Move to the practices of Dynamic Programming, its a huge block, including sections on basic topics, knapsack problems, house robber, stock problems and subsequence problems.

1. Fundamentals of Dynamic Programming

1.1 What is Dynamic programming

Dynamic programming in both contexts it refers to simplifying a complicated problem by breaking it down into simpler sub-problems in a recursive manner. While some decision problems cannot be taken apart this way, decisions that span several points in time do often break apart recursively. Likewise, in computer science, if a problem can be solved optimally by breaking it into sub-problems and then recursively finding the optimal solutions to the sub-problems, then it is said to have optimal substructure.

1.2 Steps to Solve Dynamic Programming Problems

1. Determine the meaning of the dp table and subscripts.
2. Determining the recursive formula
3. How the dp array is initialised
4. Determine the order of traversal
5. Derive dp arrays by example

When I see this, it feels like dp is a bit like Markov property in the sense that when a stochastic process has a conditional probability distribution of future states that depends only on the current state, given the present state and all past states. It’s a bit of a stretch to say that, but it’s all an iterative process where one step before affects the next.

1.3 How dynamic programming should be debugged

To do the topic of dynamic programming, before writing the code, be sure to simulate the state transfer on the dp array for the specific case, and have a good idea of what you want to do, and make sure that what you push out at the end is the desired result.
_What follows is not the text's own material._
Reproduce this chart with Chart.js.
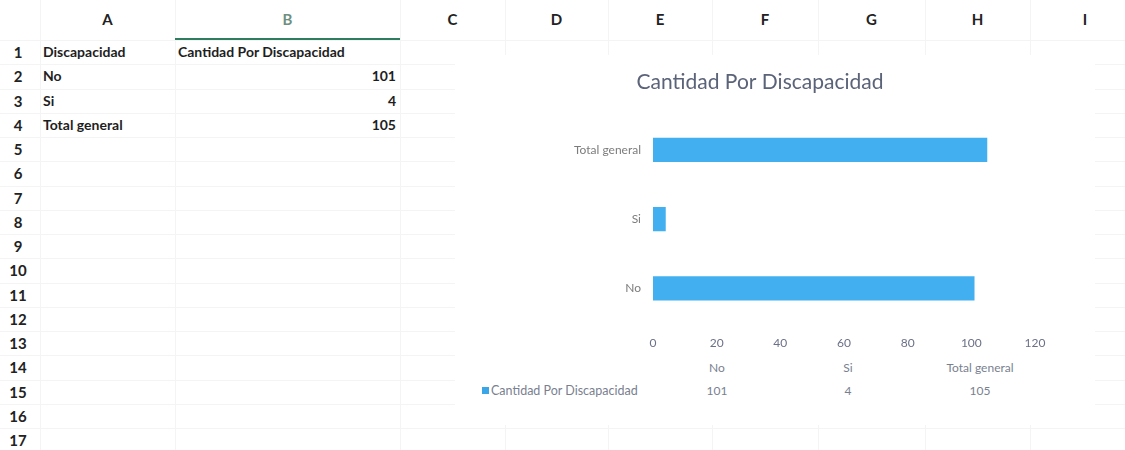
<!DOCTYPE html>
<html>
<head>
<meta charset="utf-8">
<script src="https://cdn.jsdelivr.net/npm/chart.js@4/dist/chart.umd.min.js"></script>
<style>
  html, body { margin: 0; padding: 0; background: #fff; }
  body { width: 1125px; height: 450px; position: relative; overflow: hidden; font-family: Lato, "Open Sans", sans-serif; }
  .abs { position: absolute; }
  .vline { position: absolute; top: 0; width: 1px; height: 450px; background: #f4f4f4; }
  .hline { position: absolute; left: 0; height: 1px; width: 1125px; background: #f4f4f4; }
  .colhead { position: absolute; top: 10px; font-weight: bold; font-size: 15px; color: #222; text-align: center; }
  .rowhead { position: absolute; left: 0; width: 36px; text-align: center; font-weight: bold; font-size: 15px; color: #222; }
  .cell { position: absolute; font-weight: bold; font-size: 14px; color: #1e1e1e; white-space: nowrap; }
  #chartBox { position: absolute; left: 455px; top: 55px; width: 640px; height: 370px; background: #fff; }
  #chartWrap { position: absolute; left: 0; top: 0; width: 612px; height: 300px; }
  .dt { position: absolute; font-size: 12px; color: #7a7f90; white-space: nowrap; transform: translateX(-50%); }
</style>
</head>
<body>
<div id="sheet"></div>
<div id="chartBox">
  <div id="chartWrap"><canvas id="chartCanvas"></canvas></div>
  <div id="dataTable"></div>
</div>
<script>
// data from the sheet
const categories = ["No", "Si", "Total general"];
const cantidad = [101, 4, 105];
const seriesName = "Cantidad Por Discapacidad";
const headerA = "Discapacidad";
const columnLetters = ["A", "B", "C", "D", "E", "F", "G", "H", "I"];
const xTicks = [0, 20, 40, 60, 80, 100, 120];

const sheet = document.getElementById("sheet");
const colEdges = [40, 175, 400, 505, 608, 712, 818, 925, 1030, 1140];
const rowTop = 40;
const rowH = 24.25;

// grid lines
colEdges.forEach(x => {
  const v = document.createElement("div");
  v.className = "vline";
  v.style.left = x + "px";
  sheet.appendChild(v);
});
for (let i = 0; i <= 17; i++) {
  const h = document.createElement("div");
  h.className = "hline";
  h.style.top = Math.round(rowTop + i * rowH) + "px";
  sheet.appendChild(h);
}

// column headers
columnLetters.forEach((c, i) => {
  const d = document.createElement("div");
  d.className = "colhead";
  d.style.left = colEdges[i] + "px";
  d.style.width = (colEdges[i + 1] - colEdges[i]) + "px";
  d.textContent = c;
  if (c === "B") d.style.color = "#6f8f80";
  sheet.appendChild(d);
});
const sel = document.createElement("div");
sel.className = "abs";
sel.style.cssText = "left:175px;top:38px;width:225px;height:2px;background:#2e7d5e;";
sheet.appendChild(sel);

// row numbers
for (let i = 1; i <= 17; i++) {
  const r = document.createElement("div");
  r.className = "rowhead";
  r.style.top = (rowTop + (i - 1) * rowH + 3) + "px";
  r.textContent = i;
  sheet.appendChild(r);
}

function addCell(text, row, col, right) {
  const d = document.createElement("div");
  d.className = "cell";
  d.style.top = (rowTop + (row - 1) * rowH + 3) + "px";
  if (right) {
    d.style.left = colEdges[col] + "px";
    d.style.width = (colEdges[col + 1] - colEdges[col] - 4) + "px";
    d.style.textAlign = "right";
  } else {
    d.style.left = (colEdges[col] + 3) + "px";
  }
  d.textContent = text;
  sheet.appendChild(d);
}
addCell(headerA, 1, 0);
addCell(seriesName, 1, 1);
categories.forEach((c, i) => {
  addCell(c, i + 2, 0);
  addCell(String(cantidad[i]), i + 2, 1, true);
});

// data table under the chart
const dataTable = document.getElementById("dataTable");
const dtX = [262, 393, 525];
categories.forEach((c, i) => {
  const h = document.createElement("div");
  h.className = "dt";
  h.style.left = dtX[i] + "px";
  h.style.top = "305px";
  h.textContent = c;
  dataTable.appendChild(h);
  const v = document.createElement("div");
  v.className = "dt";
  v.style.left = dtX[i] + "px";
  v.style.top = "328px";
  v.textContent = cantidad[i];
  dataTable.appendChild(v);
});
const leg = document.createElement("div");
leg.className = "abs";
leg.style.cssText = "left:27px;top:328px;font-size:12.5px;color:#7a7f90;white-space:nowrap;";
leg.innerHTML = '<span style="display:inline-block;width:7px;height:7px;background:#3aa6e8;margin-right:2px;vertical-align:1px;"></span>' + seriesName;
dataTable.appendChild(leg);

const ctx = document.getElementById("chartCanvas").getContext("2d");
new Chart(ctx, {
  type: "bar",
  data: {
    labels: categories,
    datasets: [{
      label: seriesName,
      data: cantidad,
      backgroundColor: "#42b0f0",
      barPercentage: 0.35,
      categoryPercentage: 1
    }]
  },
  options: {
    indexAxis: "y",
    responsive: true,
    maintainAspectRatio: false,
    animation: false,
    layout: { padding: { left: 30, right: 32, top: 0, bottom: 0 } },
    plugins: {
      legend: { display: false },
      tooltip: { enabled: false },
      title: {
        display: true,
        text: seriesName,
        color: "#5b6379",
        font: { family: "Lato, 'Open Sans', sans-serif", size: 21, weight: "normal" },
        padding: { top: 15, bottom: 20 }
      }
    },
    scales: {
      x: {
        min: 0,
        max: 120,
        afterBuildTicks: (scale) => { scale.ticks = xTicks.map(v => ({ value: v })); },
        grid: { display: false, drawTicks: false },
        border: { display: false },
        ticks: {
          color: "#6b7089",
          padding: 13,
          font: { family: "Lato, 'Open Sans', sans-serif", size: 12 }
        },
        afterFit: (scale) => { scale.height = 32; }
      },
      y: {
        reverse: true,
        grid: { display: false, drawTicks: false },
        border: { display: false },
        ticks: {
          color: "#7c7c7c",
          padding: 12,
          font: { family: "Lato, 'Open Sans', sans-serif", size: 12 }
        },
        afterFit: (scale) => { scale.width = 168; }
      }
    }
  }
});
</script>
</body>
</html>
Then write the code, if the code does not pass, print the dp array to see if it is not the same as their own pre-simulation where different.

If the printout and their own pre-simulation of the derivation is the same, then their own recursion formula, initialisation or traversal order is a problem. If it’s not the same as your pre-simulation, then there’s a problem with the implementation details of the code.

Questions

Question 1

509. Fibonacci Number

The Fibonacci numbers, commonly denoted F(n) form a sequence, called the Fibonacci sequence, such that each number is the sum of the two preceding ones, starting from 0 and 1. That is,

F(0) = 0, F(1) = 1
F(n) = F(n - 1) + F(n - 2), for n > 1.

Given n, calculate F(n).

This is an easy question because the recursive formula has been given to us: F(n) = F(n - 1) + F(n - 2), and the initialisation has been given: F(0) = 0, F(1) = 1

class Solution:
    def fib(self, n: int) -> int:
        if n == 0:
            return 0
        dp = [0] * (n + 1)
        dp[0] = 0
        dp[1] = 1
        for i in range(2, n + 1):
            dp[i] = dp[i - 1] + dp[i - 2]
        return dp[n]

Question 2

70. Climbing Stairs

You are climbing a staircase. It takes n steps to reach the top.
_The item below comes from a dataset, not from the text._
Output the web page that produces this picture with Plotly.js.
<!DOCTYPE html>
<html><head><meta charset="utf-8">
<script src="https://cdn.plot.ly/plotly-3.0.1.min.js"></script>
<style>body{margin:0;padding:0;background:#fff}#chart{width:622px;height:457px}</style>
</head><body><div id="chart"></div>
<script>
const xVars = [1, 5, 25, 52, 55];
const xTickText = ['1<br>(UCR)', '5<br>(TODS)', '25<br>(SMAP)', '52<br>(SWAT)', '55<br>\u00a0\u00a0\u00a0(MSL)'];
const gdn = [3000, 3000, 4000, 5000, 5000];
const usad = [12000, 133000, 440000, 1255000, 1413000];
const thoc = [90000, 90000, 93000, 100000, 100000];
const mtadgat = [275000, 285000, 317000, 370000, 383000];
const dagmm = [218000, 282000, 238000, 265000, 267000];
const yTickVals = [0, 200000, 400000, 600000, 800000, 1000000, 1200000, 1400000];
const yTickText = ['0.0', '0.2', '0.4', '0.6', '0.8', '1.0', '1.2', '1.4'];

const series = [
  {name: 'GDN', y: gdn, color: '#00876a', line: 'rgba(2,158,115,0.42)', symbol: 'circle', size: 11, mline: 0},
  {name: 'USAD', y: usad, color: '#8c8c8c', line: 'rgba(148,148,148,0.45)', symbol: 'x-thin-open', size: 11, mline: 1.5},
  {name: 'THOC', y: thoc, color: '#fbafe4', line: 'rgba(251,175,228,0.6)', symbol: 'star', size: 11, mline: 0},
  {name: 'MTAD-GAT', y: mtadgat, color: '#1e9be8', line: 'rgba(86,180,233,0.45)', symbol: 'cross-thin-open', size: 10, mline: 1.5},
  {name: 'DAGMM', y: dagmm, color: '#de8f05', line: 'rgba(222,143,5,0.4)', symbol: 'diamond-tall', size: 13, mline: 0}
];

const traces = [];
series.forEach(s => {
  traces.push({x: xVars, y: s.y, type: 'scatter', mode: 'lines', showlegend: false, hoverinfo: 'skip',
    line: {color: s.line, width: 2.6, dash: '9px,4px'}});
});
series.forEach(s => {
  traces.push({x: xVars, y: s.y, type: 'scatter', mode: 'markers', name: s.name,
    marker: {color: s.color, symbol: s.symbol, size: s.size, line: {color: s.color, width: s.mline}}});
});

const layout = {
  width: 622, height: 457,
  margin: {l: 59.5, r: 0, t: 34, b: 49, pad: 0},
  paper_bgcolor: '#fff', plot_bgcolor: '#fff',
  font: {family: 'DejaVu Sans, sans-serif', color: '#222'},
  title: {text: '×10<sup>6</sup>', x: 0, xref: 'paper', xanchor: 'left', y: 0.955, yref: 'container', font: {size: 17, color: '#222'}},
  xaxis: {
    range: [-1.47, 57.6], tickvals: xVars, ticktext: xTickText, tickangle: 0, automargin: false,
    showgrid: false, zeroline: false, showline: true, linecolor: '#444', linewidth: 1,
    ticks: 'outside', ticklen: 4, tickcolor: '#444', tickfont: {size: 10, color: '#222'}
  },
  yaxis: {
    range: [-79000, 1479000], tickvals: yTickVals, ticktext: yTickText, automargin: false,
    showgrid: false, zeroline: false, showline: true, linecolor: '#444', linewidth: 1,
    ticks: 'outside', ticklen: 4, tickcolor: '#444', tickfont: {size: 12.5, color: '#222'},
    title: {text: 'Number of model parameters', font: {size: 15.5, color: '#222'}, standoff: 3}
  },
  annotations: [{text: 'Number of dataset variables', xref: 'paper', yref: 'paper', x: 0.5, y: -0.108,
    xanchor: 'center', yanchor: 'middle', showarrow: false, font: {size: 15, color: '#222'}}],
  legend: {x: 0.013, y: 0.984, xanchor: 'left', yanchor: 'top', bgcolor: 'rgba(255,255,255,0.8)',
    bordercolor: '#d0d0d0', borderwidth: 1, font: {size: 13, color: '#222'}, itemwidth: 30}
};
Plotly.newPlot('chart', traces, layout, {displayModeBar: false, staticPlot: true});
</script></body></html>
Each time you can either climb 1 or 2 steps. In how many distinct ways can you climb to the top?

The third step can be deduced recursively from the different walks of the first two steps, and the same goes for the steps after that, so this is also a problem solved by dynamic programming. And reasoning out the results of the first 5 steps will show that this is still the Fibonacci numbers from the previous question.

class Solution:
    def climbStairs(self, n: int) -> int:
        if n <= 1:
            return n
        
        dp = [0] * (n + 1)
        dp[1] = 1
        dp[2] = 2
        
        for i in range(3, n + 1):
            dp[i] = dp[i - 1] + dp[i - 2]
        
        return dp[n]

Question 3

746. Min Cost Climbing Stairs

You are given an integer array cost where cost[i] is the cost of ith step on a staircase. Once you pay the cost, you can either climb one or two steps.

You can either start from the step with index 0, or the step with index 1.
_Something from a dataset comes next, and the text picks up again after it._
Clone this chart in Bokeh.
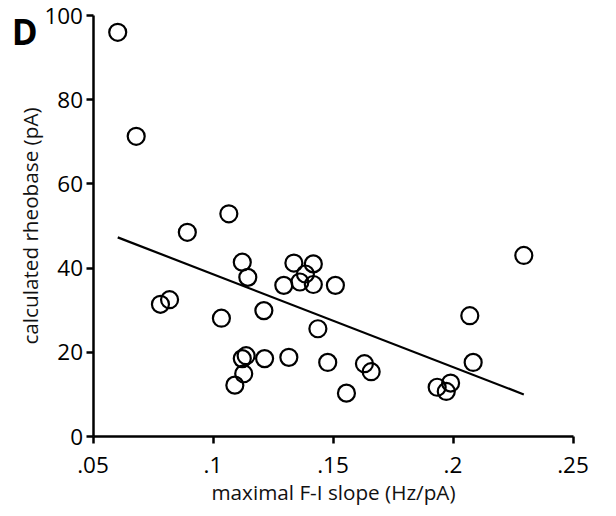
from bokeh.plotting import figure
from bokeh.models import Range1d, FixedTicker, Label
from bokeh.embed import file_html
from bokeh.resources import INLINE

# maximal F-I slope (Hz/pA)
slope = [0.0603, 0.0680, 0.0893, 0.1066, 0.1122, 0.1145, 0.0781, 0.0819, 0.1035,
         0.1212, 0.1122, 0.1138, 0.1215, 0.1316, 0.1128, 0.1091, 0.1337, 0.1418,
         0.1385, 0.1362, 0.1295, 0.1418, 0.1510, 0.1437, 0.1478, 0.1631, 0.1659,
         0.1556, 0.2295, 0.2070, 0.2084, 0.1934, 0.1990, 0.1972]
# calculated rheobase (pA)
rheobase = [96.0, 71.3, 48.5, 52.9, 41.4, 37.8, 31.4, 32.5, 28.1,
            29.9, 18.5, 19.2, 18.5, 18.8, 14.9, 12.2, 41.2, 41.0,
            38.6, 36.7, 35.9, 36.1, 35.9, 25.6, 17.6, 17.3, 15.4,
            10.3, 43.0, 28.7, 17.6, 11.7, 12.7, 10.7]
# regression line end points
fit_x = [0.0603, 0.2295]
fit_y = [47.3, 10.0]

x_ticks = [0.05, 0.1, 0.15, 0.2, 0.25]
x_tick_labels = [".05", ".1", ".15", ".2", ".25"]
y_ticks = [0, 20, 40, 60, 80, 100]
x_axis_start, x_axis_end = 0.05, 0.25
y_axis_start, y_axis_end = 0, 100

FONT = "Open Sans"

# the plotting frame fills the whole canvas; the axes are placed at fixed
# locations inside it so the panel letter and labels are never clipped
p = figure(width=616, height=516, output_backend="svg", toolbar_location=None,
           x_range=Range1d(0.011458, 0.268125), y_range=Range1d(-19.0, 103.56),
           min_border_left=0, min_border_right=0, min_border_top=0,
           min_border_bottom=0)
p.outline_line_color = None
p.xgrid.grid_line_color = None
p.ygrid.grid_line_color = None
p.background_fill_color = "white"
p.border_fill_color = "white"

for ax in (p.xaxis[0], p.yaxis[0]):
    ax.axis_line_width = 2.5
    ax.axis_line_color = "black"
    ax.major_tick_line_width = 2.5
    ax.major_tick_line_color = "black"
    ax.major_tick_in = 0
    ax.major_tick_out = 7
    ax.minor_tick_line_color = None
    ax.major_label_text_font = FONT
    ax.major_label_text_font_size = "22.5px"
    ax.major_label_text_color = "black"
    ax.axis_label_text_font = FONT
    ax.axis_label_text_font_size = "20.7px"
    ax.axis_label_text_font_style = "normal"
    ax.axis_label_text_color = "#111111"

p.xaxis.ticker = FixedTicker(ticks=x_ticks)
p.xaxis.bounds = (x_axis_start, x_axis_end)
p.xaxis.fixed_location = y_axis_start
p.xaxis.major_label_overrides = {t: l for t, l in zip(x_ticks, x_tick_labels)}
p.yaxis.ticker = FixedTicker(ticks=y_ticks)
p.yaxis.bounds = (y_axis_start, y_axis_end)
p.yaxis.fixed_location = x_axis_start
p.xaxis.axis_label = "maximal F-I slope (Hz/pA)"
p.yaxis.axis_label = "calculated rheobase (pA)"
p.xaxis.major_label_standoff = 13
p.yaxis.major_label_standoff = 3
p.xaxis.axis_label_standoff = 2
p.yaxis.axis_label_standoff = -2

p.line(fit_x, fit_y, line_color="black", line_width=2.2)
p.scatter(slope, rheobase, marker="circle", size=17, fill_color=None,
          line_color="black", line_width=2.2)

lab = Label(x=0.0215, y=96.2, text="D",
            text_font=FONT, text_font_style="bold",
            text_font_size="35px", text_align="center", text_baseline="middle",
            text_color="black")
p.add_layout(lab)

open("out.html", "w").write(file_html(p, INLINE))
Return the minimum cost to reach the top of the floor.

dp[i - 1] Jumping to dp[i] costs dp[i - 1] + cost[i - 1].

dp[i - 2] Jumping to dp[i] costs dp[i - 2] + cost[i - 2].

In order to minimise the cost, choose dp[i] = min(dp[i - 1] + cost[i - 1], dp[i - 2] + cost[i - 2]);

class Solution:
    def minCostClimbingStairs(self, cost: List[int]) -> int:
        dp = [0] * (len(cost) + 1)
        dp[0] = 0 
        dp[1] = 0 
        for i in range(2, len(cost) + 1):
            dp[i] = min(dp[i - 1] + cost[i - 1], dp[i - 2] + cost[i - 2])
        return dp[len(cost)]